[Begin Supplied data]
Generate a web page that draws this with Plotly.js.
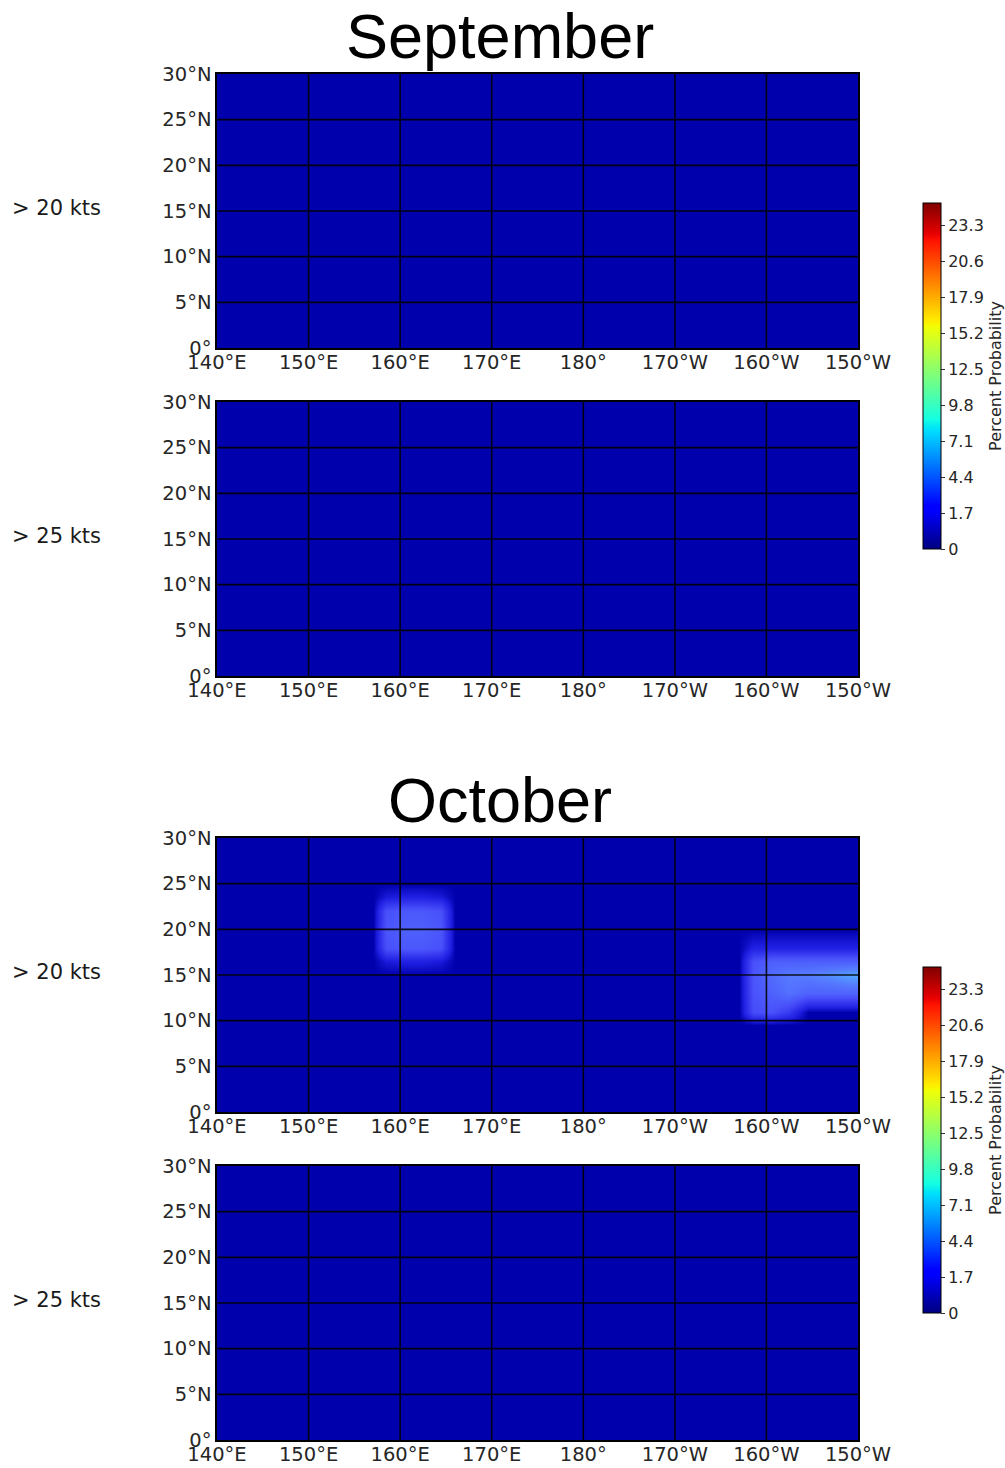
<!DOCTYPE html>
<html>
<head>
<meta charset="utf-8">
<script src="https://cdn.plot.ly/plotly-3.0.1.min.js"></script>
<style>html,body{margin:0;padding:0;background:#fff;}#chart{width:1005px;height:1468px;}</style>
</head>
<body>
<div id="chart"></div>
<script>
// ---- data ----
const lonTickVals = [140, 150, 160, 170, 180, 190, 200, 210];
const lonTickText = ["140°E", "150°E", "160°E", "170°E", "180°", "170°W", "160°W", "150°W"];
const latTickVals = [0, 5, 10, 15, 20, 25, 30];
const latTickText = ["0°", "5°N", "10°N", "15°N", "20°N", "25°N", "30°N"];

const cbTickVals = [-1.0, 1.7, 4.4, 7.1, 9.8, 12.5, 15.2, 17.9, 20.6, 23.3];
const cbTickText = ["0", "1.7", "4.4", "7.1", "9.8", "12.5", "15.2", "17.9", "20.6", "23.3"];

// panels with no probability anywhere (all zero)
const zeroLon = [140, 210];
const zeroLat = [0, 30];
const zeroField = [[0, 0], [0, 0]];

// October > 20 kts probability field (grid centres)
const octLon = [140, 157, 158.5, 160.5, 162.5, 164.5, 166, 197, 198.5, 200.5, 202.5, 204.5, 206.5, 208.5, 210];
const octLat = [0, 9.5, 11, 13, 15, 16.5, 18, 20, 22, 23.5, 25, 30];
const octField = [
  [0, 0, 0,   0,   0,   0,   0, 0, 0,   0,   0,   0,   0,   0,   0  ], // 0
  [0, 0, 0,   0,   0,   0,   0, 0, 0,   0,   0,   0,   0,   0,   0  ], // 9.5
  [0, 0, 0,   0,   0,   0,   0, 0, 2.2, 2.4, 1.6, 0,   0,   0,   0  ], // 11
  [0, 0, 0,   0,   0,   0,   0, 0, 2.4, 2.9, 3.5, 3.0, 3.0, 3.0, 3.0], // 13
  [0, 0, 0,   0,   0,   0,   0, 0, 2.5, 3.3, 3.8, 3.9, 4.2, 4.6, 4.9], // 15
  [0, 0, 0.6, 0.8, 0.8, 0.6, 0, 0, 2.3, 2.8, 2.8, 2.8, 2.8, 2.8, 2.8], // 16.5
  [0, 0, 2.3, 2.6, 2.6, 2.3, 0, 0, 0.8, 0.8, 0.8, 0.8, 0.8, 0.8, 0.8], // 18
  [0, 0, 2.5, 2.9, 2.9, 2.5, 0, 0, 0,   0,   0,   0,   0,   0,   0  ], // 20
  [0, 0, 2.3, 2.6, 2.6, 2.3, 0, 0, 0,   0,   0,   0,   0,   0,   0  ], // 22
  [0, 0, 0.6, 0.8, 0.8, 0.6, 0, 0, 0,   0,   0,   0,   0,   0,   0  ], // 23.5
  [0, 0, 0,   0,   0,   0,   0, 0, 0,   0,   0,   0,   0,   0,   0  ], // 25
  [0, 0, 0,   0,   0,   0,   0, 0, 0,   0,   0,   0,   0,   0,   0  ]  // 30
];

const monthTitles = ["September", "October"];
const rowLabels = ["> 20 kts", "> 25 kts", "> 20 kts", "> 25 kts"];

// ---- styling ----
function jetAt(t) {
  function seg(pts) {
    for (let i = 0; i < pts.length - 1; i++) {
      const [x0, y0] = pts[i], [x1, y1] = pts[i + 1];
      if (t >= x0 && t <= x1) return y0 + (y1 - y0) * (t - x0) / (x1 - x0);
    }
    return pts[pts.length - 1][1];
  }
  const r = seg([[0, 0], [0.35, 0], [0.66, 1], [0.89, 1], [1, 0.5]]);
  const g = seg([[0, 0], [0.125, 0], [0.375, 1], [0.64, 1], [0.91, 0], [1, 0]]);
  const b = seg([[0, 0.5], [0.11, 1], [0.34, 1], [0.65, 0], [1, 0]]);
  return `rgb(${Math.round(r * 255)},${Math.round(g * 255)},${Math.round(b * 255)})`;
}
const jetStops = [0, 0.11, 0.125, 0.34, 0.35, 0.375, 0.64, 0.65, 0.66, 0.89, 0.91, 1];
const jet = jetStops.map(s => [s, jetAt(s)]);
const ZMIN = -1.0, ZMAX = 24.95;

// look of the shaded areas in the October panel
const octScale = [[0, jetAt((0 - ZMIN) / (ZMAX - ZMIN))], [0.14, 'rgb(30,30,225)'], [0.45, 'rgb(72,78,250)'],
                  [0.75, 'rgb(85,120,255)'], [1, 'rgb(80,175,255)']];

const W = 1005, H = 1468;
const xDom = [217 / W, 858 / W];
const panelsPx = [[74, 348], [402, 676], [838, 1112], [1166, 1440]];
const yDoms = panelsPx.map(([t, b]) => [1 - b / H, 1 - t / H]);

const tickFont = {family: 'DejaVu Sans, sans-serif', size: 19.5, color: '#262626'};
const cbFont = {family: 'DejaVu Sans, sans-serif', size: 16, color: '#262626'};

function colorbar(centerPx) {
  return {
    x: 923 / W, xanchor: 'left', xpad: 0,
    y: 1 - centerPx / H, yanchor: 'middle', ypad: 0,
    thickness: 18, thicknessmode: 'pixels',
    len: 346, lenmode: 'pixels',
    outlinewidth: 1, outlinecolor: '#000',
    tickmode: 'array', tickvals: cbTickVals, ticktext: cbTickText,
    ticks: 'outside', ticklen: 4, tickcolor: '#333',
    tickfont: cbFont,
    title: {text: 'Percent Probability', side: 'right', font: cbFont}
  };
}

const traces = [
  {type: 'heatmap', x: zeroLon, y: zeroLat, z: zeroField, xaxis: 'x', yaxis: 'y',
   colorscale: jet, zmin: ZMIN, zmax: ZMAX, zsmooth: false, hoverinfo: 'skip',
   showscale: true, colorbar: colorbar(376)},
  {type: 'heatmap', x: zeroLon, y: zeroLat, z: zeroField, xaxis: 'x2', yaxis: 'y2',
   colorscale: jet, zmin: ZMIN, zmax: ZMAX, zsmooth: false, hoverinfo: 'skip', showscale: false},
  {type: 'heatmap', x: octLon, y: octLat, z: octField, xaxis: 'x3', yaxis: 'y3',
   colorscale: octScale, zmin: 0, zmax: 5, zsmooth: 'best', hoverinfo: 'skip', showscale: false},
  {type: 'heatmap', x: zeroLon, y: zeroLat, z: zeroField, xaxis: 'x4', yaxis: 'y4',
   colorscale: jet, zmin: ZMIN, zmax: ZMAX, zsmooth: false, hoverinfo: 'skip',
   showscale: true, colorbar: colorbar(1140)}
];

const layout = {
  width: W, height: H,
  margin: {l: 0, r: 0, t: 0, b: 0, pad: 0},
  paper_bgcolor: '#fff', plot_bgcolor: '#fff',
  showlegend: false,
  annotations: [],
  shapes: []
};

const gridLine = {color: 'rgba(0,0,0,0.88)', width: 1.6};

for (let i = 0; i < 4; i++) {
  const s = i === 0 ? '' : String(i + 1);
  layout['xaxis' + s] = {
    domain: xDom, anchor: 'y' + s, range: [140, 210],
    tickmode: 'array', tickvals: lonTickVals, ticktext: lonTickText,
    showgrid: false, showline: true, mirror: true, linecolor: '#000', linewidth: 1.6,
    ticks: '', ticklabelstandoff: -4, zeroline: false, tickfont: tickFont, fixedrange: true
  };
  layout['yaxis' + s] = {
    domain: yDoms[i], anchor: 'x' + s, range: [0, 30],
    tickmode: 'array', tickvals: latTickVals, ticktext: latTickText,
    showgrid: false, showline: true, mirror: true, linecolor: '#000', linewidth: 1.6,
    ticks: '', zeroline: false, tickfont: tickFont, fixedrange: true
  };
  // graticule drawn above the shading
  lonTickVals.slice(1, -1).forEach(v => layout.shapes.push({
    type: 'line', xref: 'x' + s, yref: 'y' + s + ' domain', x0: v, x1: v, y0: 0, y1: 1,
    line: gridLine, layer: 'above'
  }));
  latTickVals.slice(1, -1).forEach(v => layout.shapes.push({
    type: 'line', xref: 'x' + s + ' domain', yref: 'y' + s, x0: 0, x1: 1, y0: v, y1: v,
    line: gridLine, layer: 'above'
  }));
  const [t, b] = panelsPx[i];
  layout.annotations.push({
    text: rowLabels[i], xref: 'paper', yref: 'paper',
    x: 10 / W, xanchor: 'left', y: 1 - ((t + b) / 2 - 3) / H, yanchor: 'middle',
    showarrow: false, font: {family: 'DejaVu Sans, sans-serif', size: 21, color: '#1a1a1a'}
  });
}

const titleY = [36, 800];
monthTitles.forEach((m, k) => {
  layout.annotations.push({
    text: m, xref: 'paper', yref: 'paper', x: 500 / W, xanchor: 'center',
    y: 1 - titleY[k] / H, yanchor: 'middle', showarrow: false,
    font: {family: 'Liberation Sans, Arial, sans-serif', size: 63, color: '#000'}
  });
});

Plotly.newPlot('chart', traces, layout, {staticPlot: true, displayModeBar: false});
</script>
</body>
</html>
[End Supplied data]
#### Stated exercise:
Exactly reproduce the run of lines from the start of the listing through the line with "const zeroField = [[0, 0], [0, 0]];", inclusive; pictures are not copied.

#### Completed exercise:
Generate a web page that draws this with Plotly.js.
<!DOCTYPE html>
<html>
<head>
<meta charset="utf-8">
<script src="https://cdn.plot.ly/plotly-3.0.1.min.js"></script>
<style>html,body{margin:0;padding:0;background:#fff;}#chart{width:1005px;height:1468px;}</style>
</head>
<body>
<div id="chart"></div>
<script>
// ---- data ----
const lonTickVals = [140, 150, 160, 170, 180, 190, 200, 210];
const lonTickText = ["140°E", "150°E", "160°E", "170°E", "180°", "170°W", "160°W", "150°W"];
const latTickVals = [0, 5, 10, 15, 20, 25, 30];
const latTickText = ["0°", "5°N", "10°N", "15°N", "20°N", "25°N", "30°N"];

const cbTickVals = [-1.0, 1.7, 4.4, 7.1, 9.8, 12.5, 15.2, 17.9, 20.6, 23.3];
const cbTickText = ["0", "1.7", "4.4", "7.1", "9.8", "12.5", "15.2", "17.9", "20.6", "23.3"];

// panels with no probability anywhere (all zero)
const zeroLon = [140, 210];
const zeroLat = [0, 30];
const zeroField = [[0, 0], [0, 0]];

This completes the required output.